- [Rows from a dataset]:

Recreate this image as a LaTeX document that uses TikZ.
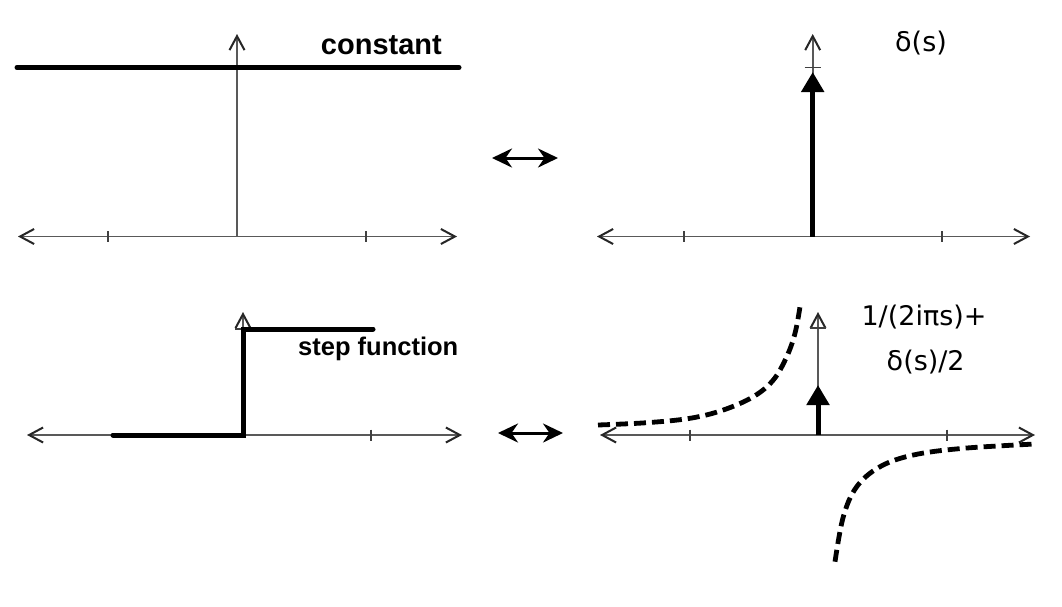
\documentclass[tikz,border=0pt]{standalone}
\usepackage{fontspec}
\usetikzlibrary{arrows.meta}
\newfontfamily\labfont{DejaVu Sans}
\newfontfamily\boldlab{Liberation Sans}
\tikzset{
  barb/.tip={Straight Barb[length=14pt,width=15pt,line width=2pt,color=black!85]},
  axis/.style={draw=black!65, line width=1.6pt, barb-barb},
  yaxis/.style={draw=black!65, line width=1.6pt, -barb},
  tickmark/.style={draw=black!75, line width=1.3pt},
  fn/.style={draw=black, line width=5pt},
  impulse/.style={draw=black, line width=5pt, -{Triangle[length=20pt,width=22pt]}},
  dashfn/.style={draw=black, line width=4.8pt, dash pattern=on 12pt off 6pt},
  pair/.style={draw=black, line width=3pt, {Stealth[length=20pt,width=19pt]}-{Stealth[length=20pt,width=19pt]}},
  boldlabel/.style={font=\boldlab\bfseries\fontsize{29}{34}\selectfont, inner sep=0pt},
  label/.style={font=\labfont\fontsize{27}{32}\selectfont, inner sep=0pt}
}
\begin{document}
\begin{tikzpicture}[x=1pt,y=-1pt]
\useasboundingbox[fill=white] (0,0) rectangle (1062,606);

% ---------- panel 1: constant ----------
\coordinate (p1l) at (18,236.5);
\coordinate (p1r) at (457,236.5);
\coordinate (p1o) at (237,236.5);
\coordinate (p1t) at (237,34);
\draw[axis] (p1l) -- (p1r);
\draw[yaxis] (p1o) -- (p1t);
\draw[tickmark] (108,231) -- (108,242);
\draw[tickmark] (366,231) -- (366,242);
\coordinate (c1) at (17,67.5);
\coordinate (c2) at (459,67.5);
\draw[fn, line cap=round] (c1) -- (c2);
\node[boldlabel, anchor=base east] (lconst) at (442,54) {constant};

% ---------- panel 2: delta ----------
\coordinate (p2l) at (597,236.5);
\coordinate (p2r) at (1030,236.5);
\coordinate (p2o) at (812.7,236.5);
\coordinate (p2t) at (812.7,34);
\draw[axis] (p2l) -- (p2r);
\draw[yaxis] (p2o) -- (p2t);
\draw[tickmark] (684,231) -- (684,242);
\draw[tickmark] (942,231) -- (942,242);
\draw[tickmark] (804.7,67.7) -- (820.7,67.7);
\coordinate (d1) at (812.7,72);
\draw[impulse] (p2o) -- (d1);
\node[label, anchor=base west] (ldelta) at (895,51.5) {δ(s)};

% ---------- panel 3: step ----------
\coordinate (p3l) at (27,435);
\coordinate (p3r) at (462,435);
\coordinate (p3o) at (243,435);
\coordinate (p3t) at (243,312);
\draw[axis] (p3l) -- (p3r);
\draw[yaxis] (p3o) -- (p3t);
\draw[tickmark] (371,429.5) -- (371,440.5);
\draw[tickmark] (235,329) -- (251,329);
\coordinate (s1) at (113,435);
\coordinate (s2) at (373,329);
\draw[fn, line cap=round] (s1) -- (p3o) -- (243,329) -- (s2);
\node[boldlabel, anchor=base west, font=\boldlab\bfseries\fontsize{25.5}{30}\selectfont] (lstep) at (298,355) {step function};

% ---------- panel 4: 1/(2 i pi s) + delta/2 ----------
\coordinate (p4l) at (600,435);
\coordinate (p4r) at (1035,435);
\coordinate (p4o) at (818,435);
\coordinate (p4t) at (818,312);
\draw[axis] (p4l) -- (p4r);
\draw[yaxis] (p4o) -- (p4t);
\draw[tickmark] (690,429.5) -- (690,440.5);
\draw[tickmark] (947,429.5) -- (947,440.5);
\draw[tickmark] (810,328) -- (826,328);
\coordinate (d2) at (818,385);
\draw[impulse] (p4o) -- (d2);
\draw[dashfn] plot[smooth, tension=0.6] coordinates {(598,425) (646.7,422.7) (690,418.3) (723.3,410) (753.3,396.7) (773.3,380) (786.7,356.7) (795,333.3) (800,306.7)};
\draw[dashfn] plot[smooth, tension=0.6] coordinates {(835,561.7) (843.3,516.7) (856.7,486.7) (880,466.7) (913.3,455) (963.3,448.3) (1035,444)};
\node[label, anchor=base] (lsum1) at (924,325) {1/(2iπs)+};
\node[label, anchor=base] (lsum2) at (925.7,370) {δ(s)/2};

% ---------- transform pair arrows ----------
\coordinate (a1) at (492,158);
\coordinate (a2) at (558,158);
\draw[pair] (a1) -- (a2);
\coordinate (b1) at (498,433);
\coordinate (b2) at (563,433);
\draw[pair] (b1) -- (b2);
\end{tikzpicture}
\end{document}
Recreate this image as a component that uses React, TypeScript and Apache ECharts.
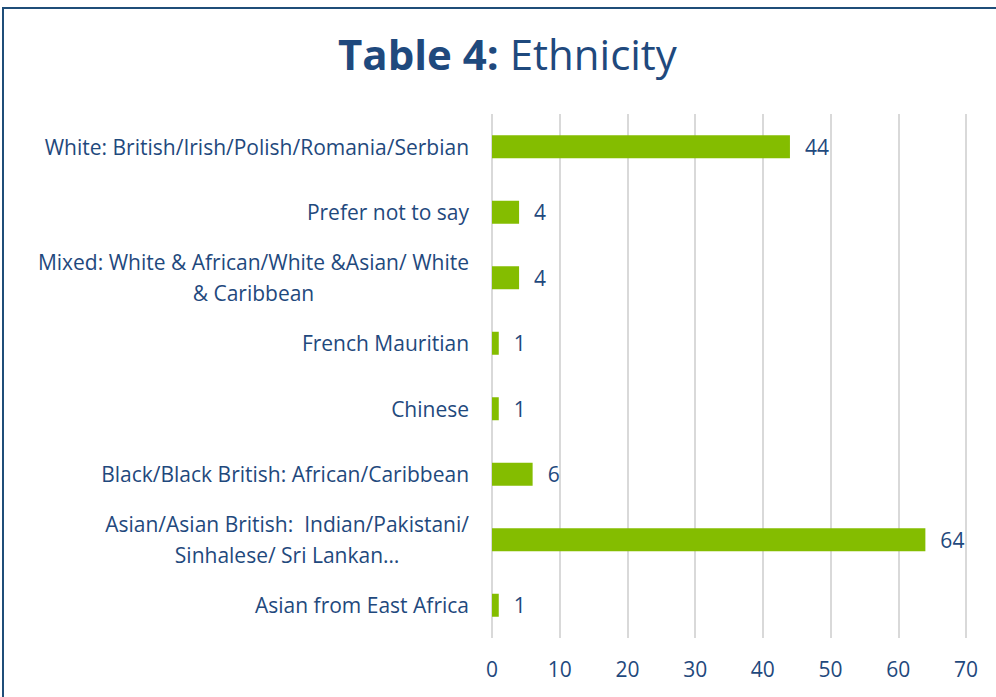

- [What you should do]:
Return only the lines from the start of the data through the line that contains "anchor=base east] (lconst)", please, copying them exactly and omitting all pictures.

- [Result below]:
Recreate this image as a LaTeX document that uses TikZ.
\documentclass[tikz,border=0pt]{standalone}
\usepackage{fontspec}
\usetikzlibrary{arrows.meta}
\newfontfamily\labfont{DejaVu Sans}
\newfontfamily\boldlab{Liberation Sans}
\tikzset{
  barb/.tip={Straight Barb[length=14pt,width=15pt,line width=2pt,color=black!85]},
  axis/.style={draw=black!65, line width=1.6pt, barb-barb},
  yaxis/.style={draw=black!65, line width=1.6pt, -barb},
  tickmark/.style={draw=black!75, line width=1.3pt},
  fn/.style={draw=black, line width=5pt},
  impulse/.style={draw=black, line width=5pt, -{Triangle[length=20pt,width=22pt]}},
  dashfn/.style={draw=black, line width=4.8pt, dash pattern=on 12pt off 6pt},
  pair/.style={draw=black, line width=3pt, {Stealth[length=20pt,width=19pt]}-{Stealth[length=20pt,width=19pt]}},
  boldlabel/.style={font=\boldlab\bfseries\fontsize{29}{34}\selectfont, inner sep=0pt},
  label/.style={font=\labfont\fontsize{27}{32}\selectfont, inner sep=0pt}
}
\begin{document}
\begin{tikzpicture}[x=1pt,y=-1pt]
\useasboundingbox[fill=white] (0,0) rectangle (1062,606);

% ---------- panel 1: constant ----------
\coordinate (p1l) at (18,236.5);
\coordinate (p1r) at (457,236.5);
\coordinate (p1o) at (237,236.5);
\coordinate (p1t) at (237,34);
\draw[axis] (p1l) -- (p1r);
\draw[yaxis] (p1o) -- (p1t);
\draw[tickmark] (108,231) -- (108,242);
\draw[tickmark] (366,231) -- (366,242);
\coordinate (c1) at (17,67.5);
\coordinate (c2) at (459,67.5);
\draw[fn, line cap=round] (c1) -- (c2);
\node[boldlabel, anchor=base east] (lconst) at (442,54) {constant};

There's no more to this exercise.